Depression is extremely prevalent among individuals who are currently struggling with an addiction or have faced addiction in the past. Depression causes those who are suffering from a mental disorder to feel despondent, apathetic, lonely, isolated, alienated, and in serious cases, suicidal. Depression can manifest both physically and psychologically, making it one of the most detrimental mental health issues in the world.
When an individual feels depressed, they are much more likely to turn to alcohol, prescription medications, or illicit substances to help with escaping their current environment or numbing the emotional and physical pain they feel simply getting through each day. Becoming addicted to a substance is a way to avoid facing the root cause of depression while suppressing negative feelings that amplify the symptoms of depression.
Psychological Signs and Symptoms Associated With Addiction and Mental Health Disorders
Some of the most common psychological signs and symptoms to look for when you believe a friend or loved one is struggling with an addiction and a mental health disorder include:
- Personality Changes: A shift in personality is extremely common among individuals who are struggling with their mental health and addiction. Social withdrawal, apathy, and a depressive nature may become more apparent in individuals facing addiction and mental health disorder.

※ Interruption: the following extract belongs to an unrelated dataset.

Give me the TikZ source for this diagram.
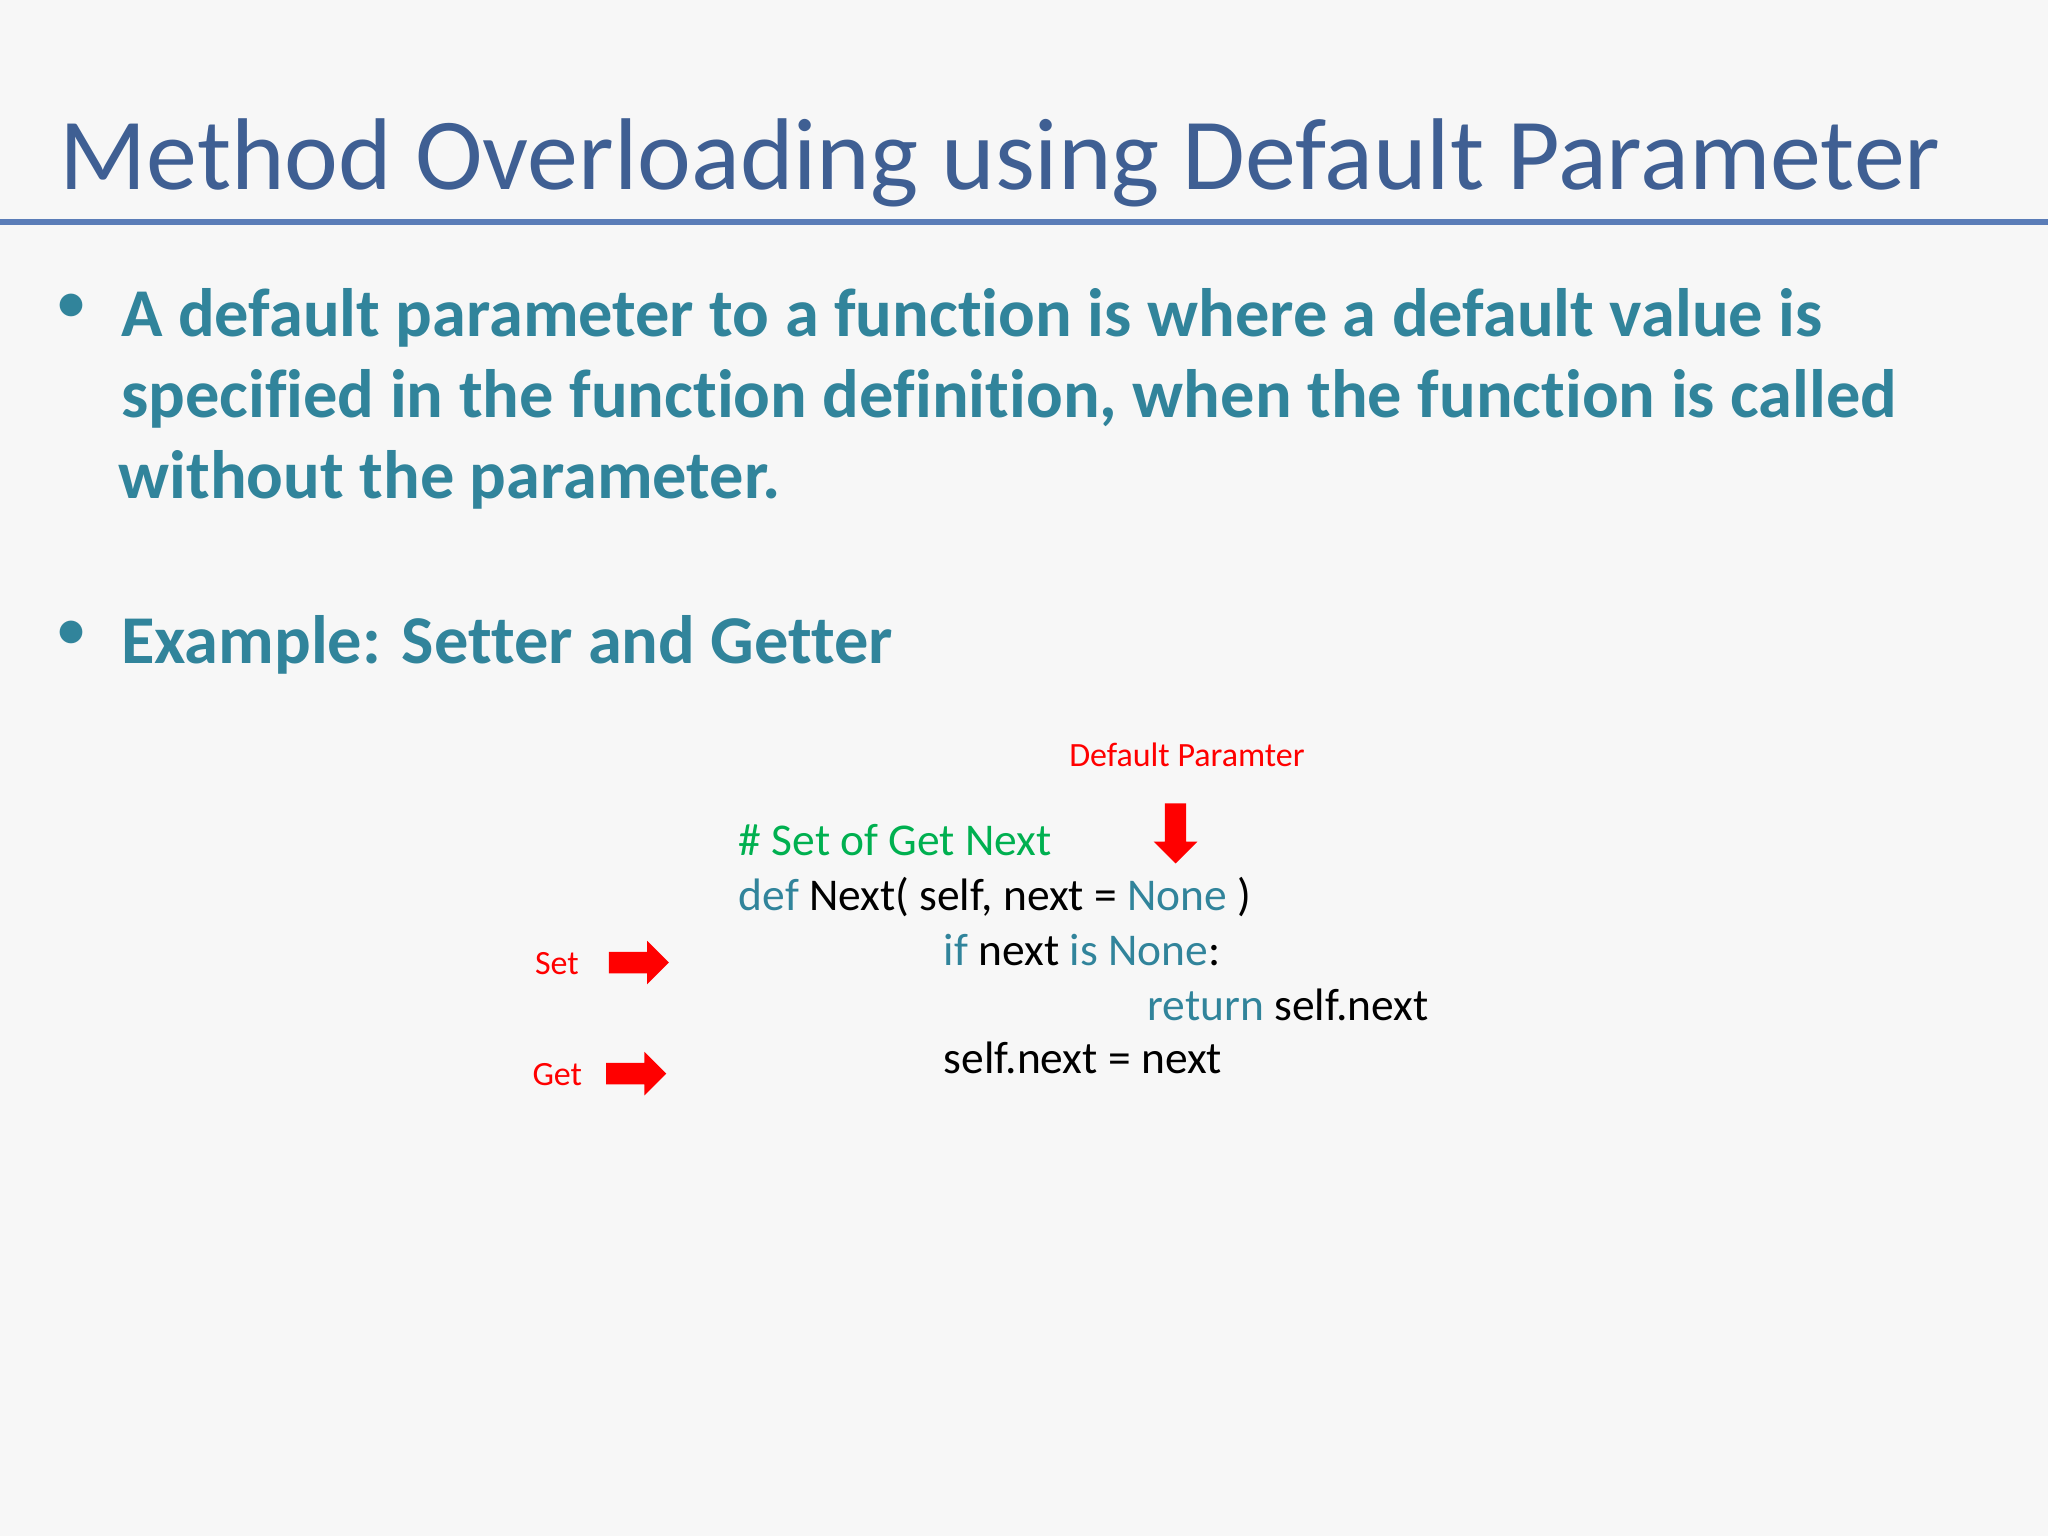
\documentclass[tikz,border=0pt]{standalone}
\usepackage{fontspec}
\setmainfont[Ligatures=NoCommon]{Carlito}
\usetikzlibrary{shapes.arrows}
\definecolor{titleblue}{HTML}{3F5F93}
\definecolor{rulecol}{HTML}{5B7DB8}
\definecolor{bullteal}{HTML}{31849B}
\definecolor{kwteal}{HTML}{31849B}
\definecolor{cmtgreen}{HTML}{00B050}
\definecolor{bgray}{HTML}{F7F7F7}
\tikzset{
  txt/.style={anchor=base west,inner sep=0pt},
  bull/.style={txt,font=\fontsize{14.9}{18}\selectfont\bfseries,color=bullteal},
  code/.style={txt,font=\fontsize{9.9}{12}\selectfont},
  lbl/.style={txt,font=\fontsize{7.4}{9}\selectfont,color=red},
  redarrow/.style={single arrow,fill=red,draw=none,minimum height=0.46cm,inner sep=0.075cm,single arrow head extend=0.085cm}
}
\newcommand{\kw}[1]{\textcolor{kwteal}{#1}}
\begin{document}
\begin{tikzpicture}[x=0.01cm,y=-0.01cm]
	\useasboundingbox (0,0) rectangle (1568,1176);
	\fill[bgray] (0,0) rectangle (1568,1176);
	\node[txt,font=\fontsize{22.2}{26}\selectfont,color=titleblue] (title) at (45,145) {Method Overloading using Default Parameter};
	\draw[rulecol,line width=1.2pt] (0,170) -- (1568,170);
	% bullets
	\foreach \y in {258,508}
	\node[txt,font=\fontsize{14}{17}\selectfont,color=bullteal] at (42,\y-10) {\textbullet};
	\node[bull] (l1) at (92,258) {A default parameter to a function is where a default value is};
	\node[bull] (l2) at (92,320) {specified in the function definition, when the function is called};
	\node[bull] (l3) at (90,382) {without the parameter.};
	\node[bull] (ex) at (92,508) {Example: Setter and Getter};
	% code
	\node[code,color=cmtgreen] (cmt) at (565,655) {\# Set of Get Next};
	\node[code] (def) at (565,697) {\kw{def} Next( self, next = \kw{None} )};
	\node[code] (if) at (722,739) {\kw{if} next \kw{is} \kw{None}:};
	\node[code] (ret) at (878,781) {\kw{return} self.next};
	\node[code] (asg) at (722,822) {self.next = next};
	% labels and arrows
	\node[lbl] (dflt) at (818,587) {Default Paramter};
	\node[redarrow,rotate=-90] (dar) at (900,634) {};
	\node[lbl] (set) at (409,746) {Set};
	\node[redarrow] (sar) at (485,737) {};
	\node[lbl] (get) at (407,831) {Get};
	\node[redarrow] (gar) at (483,822) {};
\end{tikzpicture}
\end{document}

- Anger/Irritability: Increased irritability is also common among individuals who are struggling with addiction and a mental health disorder. Rage and anger outbursts are not uncommon.
- Anxiety/Depression: Anxiety and depression go hand-in-hand with a developing addiction.
Physical Signs and Symptoms of Mental Health Problems and Addiction
While there are common psychological signs of addiction and mental health issues, there are also physical symptoms that manifest one an addiction or mental health disorder has become more severe. Some physical symptoms to watch for when caring for a loved one or friend who is struggling with their mental health and a potential addiction include:
- Tremors/Shakiness: Severe addiction causes individuals to experience tremors and shakiness throughout their limbs and extremities (often beginning in the fingers and hands).
- Nausea/Vomiting: Increased nausea and vomiting may be a sign of overindulging in alcohol, drugs, and other unhealthy substances.
- Red Eyes: Bloodshot eyes indicate a lack of sleep or drug and alcohol abuse.
- Pain: Muscle cramps and pain throughout the body can indicate a more serious addiction to substances such as methamphetamine, heroin, or other opiates (especially when an individual is experiencing withdrawal).
Understanding the most common links between mental health and addiction is imperative whether you or someone you know is struggling with the use of alcohol or drugs. Properly addressing mental health struggles and having a complete understanding with the connection between mental health disorders and developing addiction is a way to prevent pitfalls or the temptation to use substances again even after completing an inpatient or outpatient rehabilitation program.